/deequ-spark-example

The sample repository shows how to use Deequ to perform data quality testing in Spark.

Primary LanguageScala

Data Quality Testing with Deequ in Spark

The sample repository shows how to use Deequ to perform data quality testing in Spark. This repository is referenced in the blog post Data Quality Testing with Deequ in Spark.

Setup

To begin, you need to have a working Scala development environment. If you don't, install Java, Scala and sbt (Scala Build Tool).

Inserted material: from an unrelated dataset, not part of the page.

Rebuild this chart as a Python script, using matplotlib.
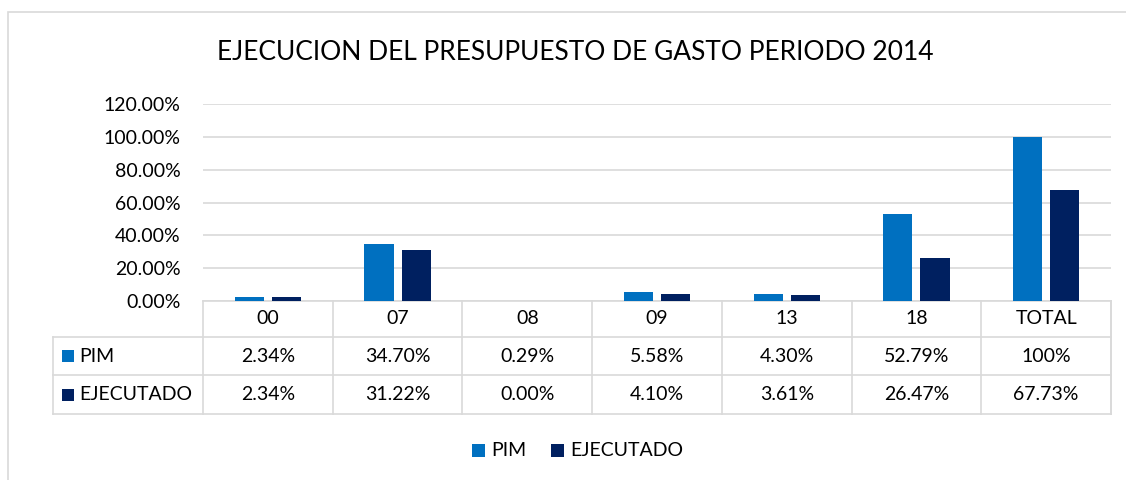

For Linux x86 the installation would look as follows:

# Install Java (on Debian)
sudo apt install default-jre

# Install Coursier (Scala Version Manager)
curl -fL https://github.com/coursier/coursier/releases/latest/download/cs-x86_64-pc-linux.gz | gzip -d > cs && chmod +x cs && ./cs setup

# Install Scala 2.12 and sbt
cs install scala:2.12.15 && cs install scalac:2.12.15

Next, download a compatible Apache Spark distribution (version 3.3.x is recommended) and add the bin folder to your system path. If you can run spark-submit, you are all set.

# Download Spark
curl https://dlcdn.apache.org/spark/spark-3.3.2/spark-3.3.2-bin-hadoop3.tgz --output hadoop.tgz
tar xvf hadoop.tgz
mv spark-3.3.2-bin-hadoop3 /usr/local/spark

# Add following line to your .bashrc (adds Spark to PATH)
export PATH="$PATH:/usr/local/spark/bin"

Usage

Starter Script

You will find an empty example Spark script that reads a CSV file and writes it in parquet format to the output path. It takes the input path, output path and a path for metric storage as command line arguments.

Compile the script with the following command, which will output the jar as target/scala-2.12/glue-deequ_2.12-0.1.0.jar.

sbt compile && sbt package

Run the job using

spark-submit \
	--class EmptyExample \  
	./target/scala-2.12/glue-deequ_2.12-0.1.0.jar \  
	"./data/iowa_liquor_sales_lite/year=2022/iowa_liquor_sales_01.csv" \  
	"./outputs/sales/iowa_liquor_sales_processed" \  
	"./outputs/dataquality/iowa_liquor_sales_processed"

Example Deequ Checks Script

Since we will be using the Deequ library, it must be added as a dependency to our project. While the library is already included in the project's dependencies, it is deliberately not bundled into the compiled jar. Instead, you can use the following command to extract it to the target/libs folder, or you can download it yourself from the maven repository.

sbt copyRuntimeDependencies

Pass the --jars option to Spark job, so the library is loaded at runtime:

spark-submit \
	--jars ./target/libs/deequ-2.0.3-spark-3.3.jar \  
	--class ExampleSpark \  
	./target/scala-2.12/glue-deequ_2.12-0.1.0.jar \  
	"./data/iowa_liquor_sales_lite/year=2022/iowa_liquor_sales_01.csv" \  
	"./outputs/sales/iowa_liquor_sales_processed" \  
	"./outputs/dataquality/iowa_liquor_sales_processed"  

After running the command, the output parquet files are stored in outputs/sales/iowa_liquor_sales_processed and can be inspected with pandas or data tools like tad.